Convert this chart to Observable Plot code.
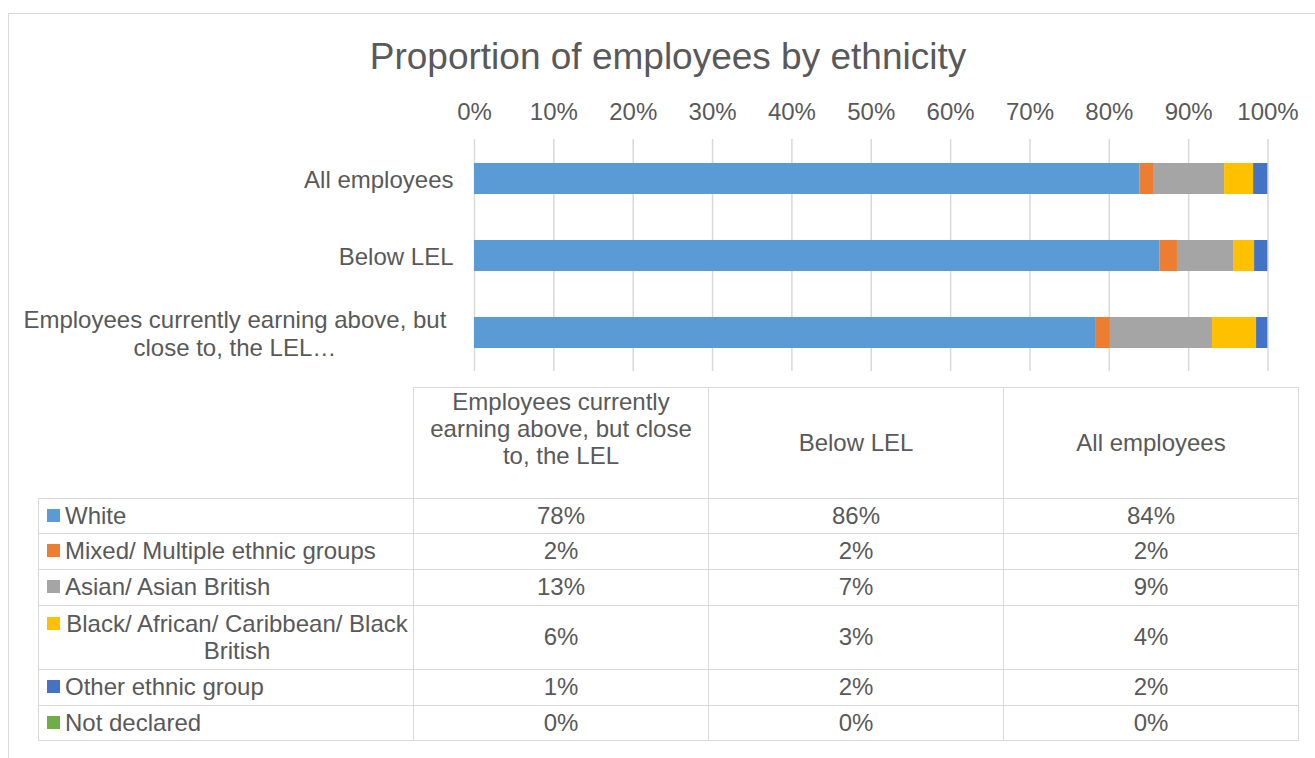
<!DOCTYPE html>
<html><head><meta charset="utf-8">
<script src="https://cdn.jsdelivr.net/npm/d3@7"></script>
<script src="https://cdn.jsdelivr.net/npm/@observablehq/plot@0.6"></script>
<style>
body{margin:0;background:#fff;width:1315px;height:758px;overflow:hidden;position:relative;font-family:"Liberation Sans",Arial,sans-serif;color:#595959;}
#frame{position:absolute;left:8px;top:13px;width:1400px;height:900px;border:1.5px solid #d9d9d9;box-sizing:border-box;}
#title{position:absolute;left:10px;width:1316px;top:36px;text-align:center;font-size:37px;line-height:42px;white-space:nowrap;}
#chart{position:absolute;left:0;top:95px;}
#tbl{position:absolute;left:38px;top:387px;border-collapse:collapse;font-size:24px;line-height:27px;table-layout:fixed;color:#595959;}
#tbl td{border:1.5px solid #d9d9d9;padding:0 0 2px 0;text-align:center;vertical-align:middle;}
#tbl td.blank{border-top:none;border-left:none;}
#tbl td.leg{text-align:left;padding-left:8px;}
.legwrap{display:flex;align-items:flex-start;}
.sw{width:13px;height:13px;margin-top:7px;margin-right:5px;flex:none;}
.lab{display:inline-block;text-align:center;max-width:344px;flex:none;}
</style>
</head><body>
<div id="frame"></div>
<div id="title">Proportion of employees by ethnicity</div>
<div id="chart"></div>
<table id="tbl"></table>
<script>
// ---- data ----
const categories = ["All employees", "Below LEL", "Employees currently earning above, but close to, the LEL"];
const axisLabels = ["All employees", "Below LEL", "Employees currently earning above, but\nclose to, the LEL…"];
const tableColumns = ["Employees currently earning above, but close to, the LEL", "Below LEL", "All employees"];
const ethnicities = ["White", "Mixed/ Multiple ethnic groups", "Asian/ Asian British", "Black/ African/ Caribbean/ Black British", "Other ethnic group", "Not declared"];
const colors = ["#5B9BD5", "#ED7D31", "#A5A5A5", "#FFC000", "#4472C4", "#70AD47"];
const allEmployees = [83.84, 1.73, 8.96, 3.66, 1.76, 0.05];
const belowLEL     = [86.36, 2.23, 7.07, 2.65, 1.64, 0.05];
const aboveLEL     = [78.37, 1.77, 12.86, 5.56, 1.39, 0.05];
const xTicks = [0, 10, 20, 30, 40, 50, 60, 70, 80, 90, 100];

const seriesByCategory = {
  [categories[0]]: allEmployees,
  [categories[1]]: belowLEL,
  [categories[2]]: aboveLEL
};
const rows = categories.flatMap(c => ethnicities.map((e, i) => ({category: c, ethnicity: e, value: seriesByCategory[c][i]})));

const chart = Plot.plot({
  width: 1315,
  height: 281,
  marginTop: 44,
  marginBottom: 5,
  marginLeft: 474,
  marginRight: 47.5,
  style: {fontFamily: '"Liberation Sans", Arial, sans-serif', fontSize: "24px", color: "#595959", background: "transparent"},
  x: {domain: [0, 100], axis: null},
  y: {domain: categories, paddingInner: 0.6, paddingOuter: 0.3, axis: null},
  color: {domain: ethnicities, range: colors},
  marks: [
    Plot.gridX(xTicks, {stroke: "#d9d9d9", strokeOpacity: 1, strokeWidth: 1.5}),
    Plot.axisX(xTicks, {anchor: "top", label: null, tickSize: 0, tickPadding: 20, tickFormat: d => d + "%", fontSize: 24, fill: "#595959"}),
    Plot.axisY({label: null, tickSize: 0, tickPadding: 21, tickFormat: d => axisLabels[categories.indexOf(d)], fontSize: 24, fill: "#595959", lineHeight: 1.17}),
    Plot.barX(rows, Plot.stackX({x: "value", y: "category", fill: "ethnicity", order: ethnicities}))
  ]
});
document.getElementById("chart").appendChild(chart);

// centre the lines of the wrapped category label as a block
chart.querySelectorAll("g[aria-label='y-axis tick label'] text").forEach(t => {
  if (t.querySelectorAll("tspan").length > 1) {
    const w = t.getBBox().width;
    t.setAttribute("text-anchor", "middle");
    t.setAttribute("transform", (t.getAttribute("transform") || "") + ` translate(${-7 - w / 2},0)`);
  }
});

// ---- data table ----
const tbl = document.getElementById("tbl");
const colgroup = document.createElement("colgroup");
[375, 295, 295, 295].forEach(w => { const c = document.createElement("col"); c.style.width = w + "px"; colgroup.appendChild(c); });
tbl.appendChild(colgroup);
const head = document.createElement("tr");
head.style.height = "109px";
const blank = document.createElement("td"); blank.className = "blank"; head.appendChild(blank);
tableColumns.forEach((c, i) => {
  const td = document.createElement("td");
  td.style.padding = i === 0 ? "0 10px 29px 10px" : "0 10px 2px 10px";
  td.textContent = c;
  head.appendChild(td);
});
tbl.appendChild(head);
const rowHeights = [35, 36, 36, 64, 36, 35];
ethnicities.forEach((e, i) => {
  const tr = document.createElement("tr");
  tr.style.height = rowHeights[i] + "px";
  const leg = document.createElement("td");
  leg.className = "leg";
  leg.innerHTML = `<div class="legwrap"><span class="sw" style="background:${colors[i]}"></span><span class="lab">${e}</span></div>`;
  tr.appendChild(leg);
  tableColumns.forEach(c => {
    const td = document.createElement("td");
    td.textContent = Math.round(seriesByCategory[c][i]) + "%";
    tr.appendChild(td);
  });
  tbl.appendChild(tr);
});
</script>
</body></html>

§

(AIM): Of the lines above, how many include the word "chart"? Reply with the number only.

(ANSWER TO THIS PROBLEM): 6